I asked a grown man yesterday why he’d resumed an addiction that had landed him in his first bankruptcy and led him to have to fight off a slew of other addictions, all 13 years ago. I didn’t ask him in so many words, of course. I just said, “So why are you drinking again?” It was barely a question, given that I expected to be brushed off.

He replied that what I thought was new had been going on for months, more than two years, in fact. He hadn’t told me at first because he didn’t want me to see him “that way”. He tells me he is doing better, is more in balance mentally, than he has been in years. He says he hasn’t done anything worse, like drugs. He doesn’t know why he drinks, although he described how he resumed.

He sort of wants my acceptance, yet is both stubborn and saavy enough to know that it doesn’t really matter in the long run.

But what is there for me to accept? What is there for me to approve of? Can I tell a grown man with a wife and a four-year-old daughter to raise, a man with an already quick temper, a man who sees no problem in administering physical punishment to his young daughter when she asks him for a hug twice because she hasn’t spent any time with him in days, a man with major financial problems already, a man whose health is long past its peak and whose mental abilities may be following, a man that has strong tendencies to obsess and become addicted that I approve of him becoming an alcoholic again? This is, of course, ignoring the Alcoholics (or is it Narcotics?) Anonymous idea that once you are an addict, you are really always an addict.

But acceptance… It’s so much easier. All I can do is accept, right? I can’t change anyone, much less him.

I am a person that won’t ride in a car with someone if they drink on a regular basis, because you can just never know if they drank a little before leaving, or if they’re pissed (or happy) about something and laid it on. I don’t go to parties (or maybe I should say I wouldn’t go to parties) where there’s drinking or any other type of drug (including marijuana), and I’m generally disdainful of people that enjoy losing control in a way that could get others killed or hurt.

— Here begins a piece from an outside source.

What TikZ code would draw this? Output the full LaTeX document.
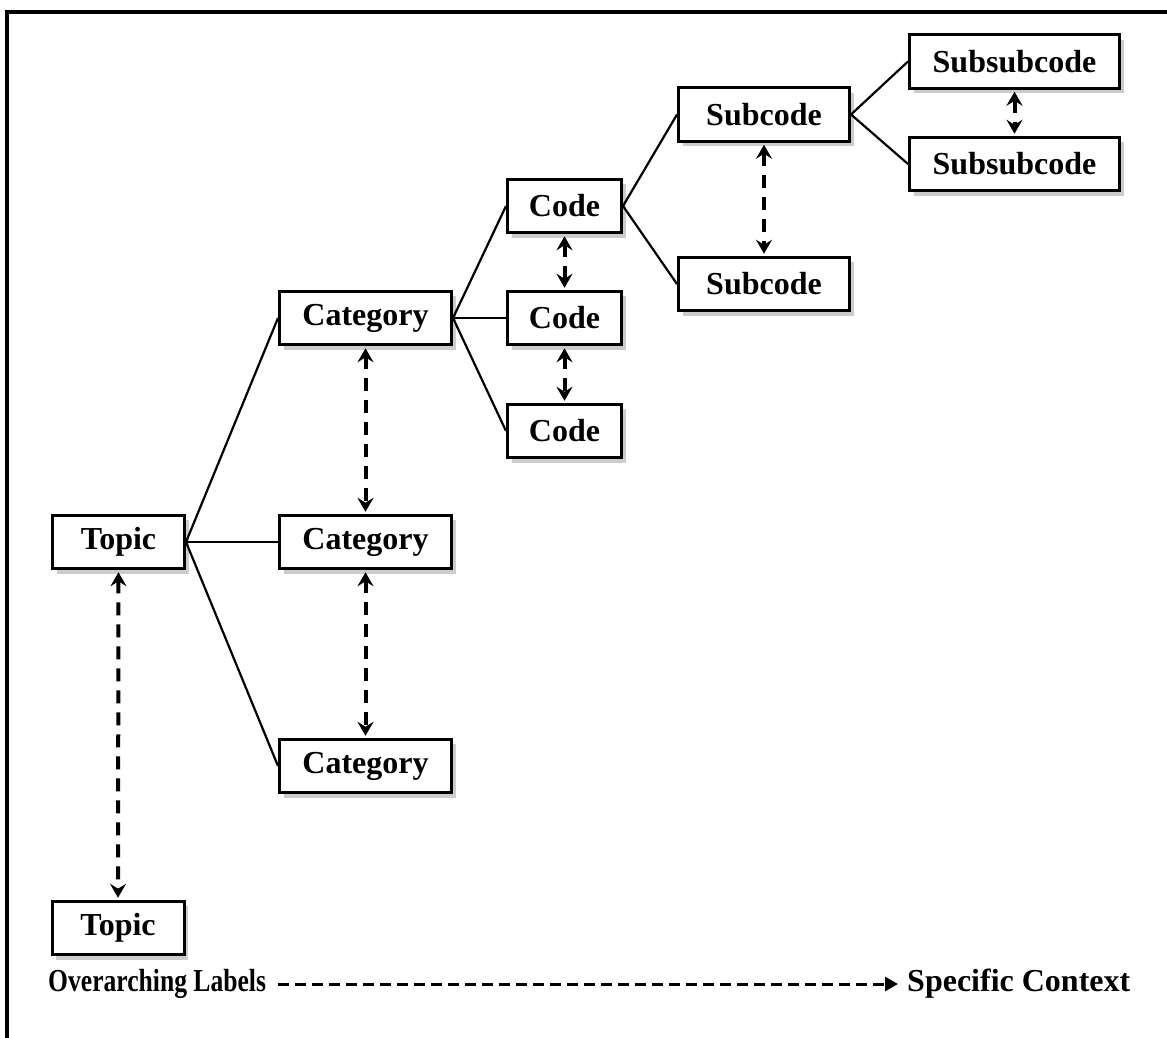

So few people really want to be seen as human, with all the frailties and mistakes (wo)men can make. Even with our friends, we put on dramatic airs, or tough airs, or hide in our superiority, whatever that may be. David Weber has written several times that moments of intense emotion can only be that–moments. They can never last long. I find that the same with vulnerable moments, even between the closest of friends. So many people, after that moment of vulnerability, that evening of intense and fascinating conversation, are capable of scoffing at the idea that they ever wanted anything more than what they have now–the “hey dude, let me tell you about this girl” conversations, the ribald jokes from movies, the horse-fighting that’s relieving anger they didn’t know they had. They never need anyone else’s approval on the choices they made, of course. Nor do they ever really seek it. They were just saying, you know.